Your first twelve months will be consumed by learning curves steep enough to require oxygen masks. Staff turnover will frustrate you. Suppliers will disappoint you. Food costs will seem impossibly high until you master purchasing and portion control. Revenue will trickle in while fixed costs flow out like a broken dam.

Expect to operate at 60-70% of your projected capacity during these initial months. Customers need time to discover you, trust you, make you part of their routine. Building that loyalty isn't about flashy marketing campaigns—it's about consistency, day after grinding day.

Year Two: Finding Your Rhythm

The second year brings its own challenges, but also hints of promise. You'll start understanding your neighborhood's patterns: the Tuesday lunch rush that never quite materializes, the surprising Friday afternoon surge, the way weather affects your weekend numbers.

This is when equipment costs begin their slow retreat from your profit margins. That expensive ventilation system stops feeling like a millstone around your neck. Your staff—the ones who survived the first year's chaos—develop real competence. Food costs stabilize as relationships with suppliers mature and your ordering becomes more precise.

You might—might—begin seeing black ink on some monthly statements. Don't celebrate too quickly. One equipment failure, one bad month, one unexpected expense can still send you tumbling back into red territory. Stay humble. Stay vigilant.

Revenue should reach 80-85% of your eventual capacity by year two's end, assuming you've been building thoughtfully rather than desperately chasing every trend that walks through your door.

Year Three: The Sweet Spot Emerges

This is when the magic starts happening—not Disney magic, but the deeper satisfaction of watching something you've built actually work. Equipment has largely paid for itself. Your team knows the operation intimately. Suppliers treat you like family rather than a risky newcomer.
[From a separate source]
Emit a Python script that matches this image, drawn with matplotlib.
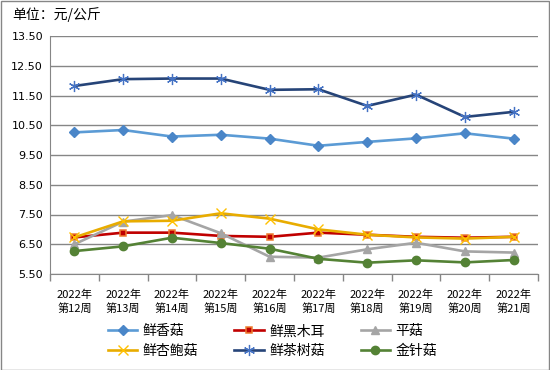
import matplotlib
matplotlib.use("Agg")
import numpy as np
from matplotlib import pyplot as plt
from matplotlib.patches import Rectangle

plt.rcParams['font.family'] = ['Noto Sans CJK SC', 'DejaVu Sans']

weeks = ["2022年\n第12周", "2022年\n第13周", "2022年\n第14周", "2022年\n第15周", "2022年\n第16周",
         "2022年\n第17周", "2022年\n第18周", "2022年\n第19周", "2022年\n第20周", "2022年\n第21周"]

xianggu = [10.26, 10.34, 10.12, 10.18, 10.05, 9.81, 9.94, 10.06, 10.23, 10.05]
heimuer = [6.73, 6.89, 6.89, 6.78, 6.75, 6.89, 6.82, 6.75, 6.72, 6.75]
pinggu = [6.50, 7.26, 7.48, 6.87, 6.08, 6.05, 6.33, 6.55, 6.26, 6.22]
xingbaogu = [6.73, 7.27, 7.29, 7.54, 7.36, 7.00, 6.82, 6.73, 6.69, 6.75]
chashugu = [11.82, 12.05, 12.07, 12.07, 11.69, 11.71, 11.15, 11.53, 10.78, 10.95]
jinzhengu = [6.27, 6.43, 6.72, 6.54, 6.35, 6.01, 5.88, 5.96, 5.89, 5.97]

yticks = [5.5, 6.5, 7.5, 8.5, 9.5, 10.5, 11.5, 12.5, 13.5]

fig = plt.figure(figsize=(5.5, 3.7), dpi=100)
ax = fig.add_axes([50 / 550, 1 - 274 / 370, 488 / 550, 238 / 370])

x = np.arange(len(weeks))
series = [
    ("鲜香菇", xianggu, dict(color="#5B9BD5", marker="D", markersize=5, mfc="#4A86C8", mec="#4A86C8")),
    ("鲜黑木耳", heimuer, dict(color="#C00000", marker="s", markersize=5, mfc="#C00000", mec="#ED7D31", mew=1.1)),
    ("平菇", pinggu, dict(color="#A5A5A5", marker="^", markersize=6, mfc="#A5A5A5", mec="#A5A5A5")),
    ("鲜杏鲍菇", xingbaogu, dict(color="#E8AC00", marker="x", markersize=7, mec="#FFC000", mew=1.0)),
    ("鲜茶树菇", chashugu, dict(color="#264478", marker=(6, 2, 0), markersize=8, mec="#4472C4", mew=0.9)),
    ("金针菇", jinzhengu, dict(color="#548235", marker="o", markersize=6, mfc="#548235", mec="#548235")),
]
for name, vals, style in series:
    ax.plot(x, vals, label=name, linewidth=1.9, **style)

ax.set_xlim(-0.5, len(weeks) - 0.5)
ax.set_ylim(5.5, 13.5)
ax.set_yticks(yticks)
ax.set_yticklabels([f"{v:.2f}" for v in yticks], fontsize=8, family="DejaVu Sans")
ax.yaxis.grid(True, color="#868686", linewidth=1)
ax.set_axisbelow(True)
ax.tick_params(axis="y", length=0, pad=5)

ax.set_xticks(x)
ax.set_xticklabels(weeks, fontsize=8, linespacing=1.35)
ax.set_xticks(np.arange(len(weeks) + 1) - 0.5, minor=True)
ax.tick_params(axis="x", which="major", length=0, pad=11)
ax.tick_params(axis="x", which="minor", length=5, color="#868686", width=1)

for side in ["top", "right"]:
    ax.spines[side].set_visible(False)
ax.spines["left"].set_color("#868686")
ax.spines["bottom"].set_color("#868686")

fig.text(12 / 550, 1 - 15 / 370, "单位：元/公斤", fontsize=10, va="center", ha="left")

# legend filled row by row, like the original
handles, labels = ax.get_legend_handles_labels()
order = [0, 3, 1, 4, 2, 5]
leg = fig.legend([handles[i] for i in order], [labels[i] for i in order],
                 loc="center left", bbox_to_anchor=(108 / 550, 1 - 341 / 370), ncol=3, frameon=False,
                 fontsize=10, handlelength=2.1, columnspacing=2.6, labelspacing=0.4, handletextpad=0.4,
                 borderaxespad=0, borderpad=0)

fig.patches.append(Rectangle((0.5 / 550, 0.5 / 370), 548.5 / 550, 368.5 / 370, transform=fig.transFigure,
                             fill=False, edgecolor="#868686", linewidth=1))

fig.savefig("out.png", dpi=100)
Year three typically marks the transition from survival to sustainability. Cash flow stabilizes. You sleep better. The constant financial anxiety that plagued your first two years begins lifting like morning fog.

This is also when expansion thoughts begin whispering seductively in your ear. Resist them—for now. Use year three to perfect your systems, optimize your operations, build cash reserves. Master one location completely before dreaming of empire.

Year Four: Harvest Time

By your fourth year, you should be operating at full capacity with healthy margins. The brutal education of years one and two, the cautious optimism of year three, have prepared you for what sustainable success actually looks like in fast-casual food service.

This is when you can finally start drawing meaningful owner compensation. When equipment replacement becomes routine maintenance rather than crisis management. When you can afford to experiment with new menu items without risking everything on a single roll of the dice.

Your brand has local recognition. Customer loyalty runs deep. Your operation purrs like a well-tuned engine.

Year Five: Building the Future

Year five is where the vision you had during those sleepless early days finally crystallizes. You're not just running a restaurant anymore—you're operating a small business that generates consistent profits, employs people meaningfully, and contributes something valuable to your community.

This is when expansion conversations become realistic rather than fantasy. When purchasing additional equipment makes strategic sense rather than desperate necessity. When you can make decisions based on growth rather than survival.

The Financial Reality Check

Let's discuss numbers without romance. Expect negative cash flow through most of year one, possibly extending into early year two. Plan for it. Budget for it. Don't let it surprise you into panic.

Initial equipment investments—ovens, refrigeration, POS systems, vehicles—typically represent 40-50% of your startup costs. These assets depreciate on paper but pay for themselves through operational efficiency over time. Calculate eighteen to twenty-four months for full cost recovery on major equipment purchases.

Food costs should stabilize around 28-32% of revenue by year two. Labor costs will likely run 30-35% in mature operations. Rent and fixed costs vary dramatically by market but budget 15-20% of revenue.

The Operator's Mindset

Success in fast-casual requires thinking like a marathon runner, not a sprinter. Every decision should consider its five-year implications. That cheaper equipment might save money upfront but cost you dearly in reliability and efficiency. That higher-rent location might strain year one budgets but drive sustainable traffic for decades.

Build relationships methodically. Treat suppliers, employees, and customers like long-term partners rather than short-term transactions. The restaurant business rewards loyalty—both given and received.

Most importantly, respect the timeline. This industry has its own rhythm, its own seasons of growth and challenge. Fighting against that natural pace leads to frustration, poor decisions, and premature failure.

Your five-year plan isn't just about money—it's about building something lasting in a world that increasingly values convenience over craft, speed over soul. Take the long view. Play the long game. Trust the process. And remember that the best things in food, as in life, are worth waiting for.